I've spent the better part of my fellowship just learning to formulate my questions, so I can't claim to have comprehensive answers yet. There are however, some possible solutions I've begun to formulate.

Can we collaborate with intermediary organizations to regrant funds to these grassroots and for-profit entities? When designating grantees for donor-advised funds, can we think beyond our established NPOs and recommend organizations that function effectively beyond our current organizational limits?

Can we offer technical assistance focused on helping, say, immigrant folk dance groups to form a group with local peer organizations, thereby allowing them to pursue fiscal sponsorship together, lightening their workloads, and offering opportunities for information exchange and stronger local relationships?

What if we worked with immigrant practitioners by re-designating our grants and calling them “contracts” so they would not have to procure fiscal sponsors, thereby simplifying their process and saving them the expense of fiscal sponsor fees?

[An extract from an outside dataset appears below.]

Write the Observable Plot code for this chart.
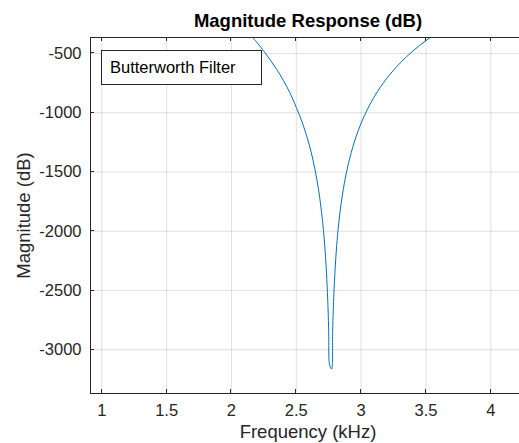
<!DOCTYPE html>
<html>
<head>
<meta charset="utf-8">
<script src="https://cdn.jsdelivr.net/npm/d3@7"></script>
<script src="https://cdn.jsdelivr.net/npm/@observablehq/plot@0.6"></script>
<style>
  html, body { margin: 0; padding: 0; background: #fff; }
  #chart { width: 519px; height: 443px; overflow: hidden; }
</style>
</head>
<body>
<div id="chart"></div>
<script>
// Frequency (kHz) and magnitude (dB), estimated from the reference curve
const freqKHz = [2.15, 2.20, 2.25, 2.30, 2.35, 2.40, 2.45, 2.50, 2.55, 2.60, 2.63, 2.66, 2.68,
                 2.70, 2.71, 2.72, 2.73, 2.74, 2.745, 2.75, 2.757,
                 2.772, 2.78, 2.785, 2.79, 2.80, 2.81, 2.82, 2.84, 2.87, 2.90, 2.95, 3.00,
                 3.05, 3.10, 3.15, 3.20, 3.25, 3.30, 3.35, 3.40, 3.45, 3.50, 3.55];
const magDB   = [-348, -412, -480, -555, -636, -727, -830, -955, -1095, -1271, -1406, -1573, -1713,
                 -1890, -2000, -2132, -2297, -2517, -2663, -2851, -3129,
                 -3162, -2851, -2665, -2521, -2303, -2141, -2012, -1812, -1597, -1437, -1237, -1087,
                 -967, -867, -781, -706, -640, -581, -527, -478, -433, -391, -353];
const xTicks = [1, 1.5, 2, 2.5, 3, 3.5, 4];
const yTicks = [-3000, -2500, -2000, -1500, -1000, -500];
const titleText = "Magnitude Response (dB)";
const xLabel = "Frequency (kHz)";
const yLabel = "Magnitude (dB)";
const legendLabel = "Butterworth Filter";

const data = freqKHz.map((f, i) => ({f, db: magDB[i]}));
const font = "'Liberation Sans', Arial, Helvetica, sans-serif";
const ink = "#262626";

const plot = Plot.plot({
  width: 519,
  height: 443,
  marginLeft: 90,
  marginRight: 0,
  marginTop: 37,
  marginBottom: 50,
  style: {fontFamily: font, background: "#fff", color: ink},
  x: {domain: [0.913, 4.221]},
  y: {domain: [-3369, -365]},
  marks: [
    Plot.gridX(xTicks, {stroke: "#000", strokeOpacity: 0.12}),
    Plot.gridY(yTicks, {stroke: "#000", strokeOpacity: 0.12}),
    Plot.axisX(xTicks, {tickSize: 0, tickPadding: 11, tickFormat: d => String(d), fontSize: 16.5, label: null, fill: ink}),
    Plot.axisY(yTicks, {tickSize: 0, tickPadding: 9, tickFormat: d => String(d), fontSize: 16.5, label: null, fill: ink}),
    Plot.line(data, {x: "f", y: "db", stroke: "#0072BD", strokeWidth: 1, curve: "catmull-rom", clip: true}),
    Plot.text([titleText], {frameAnchor: "top", textAnchor: "middle", lineAnchor: "middle", dx: 3, dy: -16, fontSize: 18.5, fontWeight: "bold", fill: "#000"}),
    Plot.text([xLabel], {frameAnchor: "bottom", textAnchor: "middle", lineAnchor: "top", dx: 3, dy: 31, fontSize: 18.5, fill: ink}),
    Plot.text([yLabel], {frameAnchor: "left", textAnchor: "middle", lineAnchor: "middle", dx: -66, rotate: -90, fontSize: 18.5, fill: ink})
  ]
});

document.getElementById("chart").append(plot);

// Box axes with inward ticks (MATLAB style), using Plot's scales
const sx = plot.scale("x"), sy = plot.scale("y");
const svg = d3.select(plot);
const x0 = sx.range[0], x1 = sx.range[1];
const yb = sy.range[0], yt = sy.range[1];
const g = svg.append("g").attr("stroke", ink).attr("stroke-width", 1).attr("shape-rendering", "crispEdges").attr("fill", "none");
g.append("line").attr("x1", x0).attr("x2", x1 + 10).attr("y1", yb).attr("y2", yb);
g.append("line").attr("x1", x0).attr("x2", x1 + 10).attr("y1", yt).attr("y2", yt);
g.append("line").attr("x1", x0).attr("x2", x0).attr("y1", yt).attr("y2", yb);
xTicks.forEach(v => {
  const px = sx.apply(v);
  g.append("line").attr("x1", px).attr("x2", px).attr("y1", yb).attr("y2", yb - 4);
  g.append("line").attr("x1", px).attr("x2", px).attr("y1", yt).attr("y2", yt + 4);
});
yTicks.forEach(v => {
  const py = sy.apply(v);
  g.append("line").attr("x1", x0).attr("x2", x0 + 4).attr("y1", py).attr("y2", py);
});

// Legend box
const lg = svg.append("g");
lg.append("rect").attr("x", 101.5).attr("y", 50.5).attr("width", 160).attr("height", 34)
  .attr("fill", "#fff").attr("stroke", ink).attr("stroke-width", 1);
lg.append("text").attr("x", 110).attr("y", 73).attr("font-size", 16.5).attr("font-family", font)
  .attr("text-anchor", "start").attr("fill", "#000").text(legendLabel);
</script>
</body>
</html>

Should we create more departmental awards rather akin to the San Francisco Foundation's community leadership awards, that would allow us to support work that is hybridized across disciplines, is structurally different from what we usually fund, or is otherwise a risky stretch for us?

And finally, can we enlarge the funding pie by identifying a compelling need, collaborating with appropriate partners, and finding new sources of individual and institutional funding for our innovative problem solving?

In closing, I'd like to express my gratitude for the San Francisco Foundation and the Multicultural Fellowship Program. The discipline of self-analysis, re-evaluation, and attention to the gaps will stay with me as I move on to new institutions, new projects, and hopefully, new solutions.

Jaime Cortez is a San Francisco Bay Area artist, cultural worker, and arts consultant.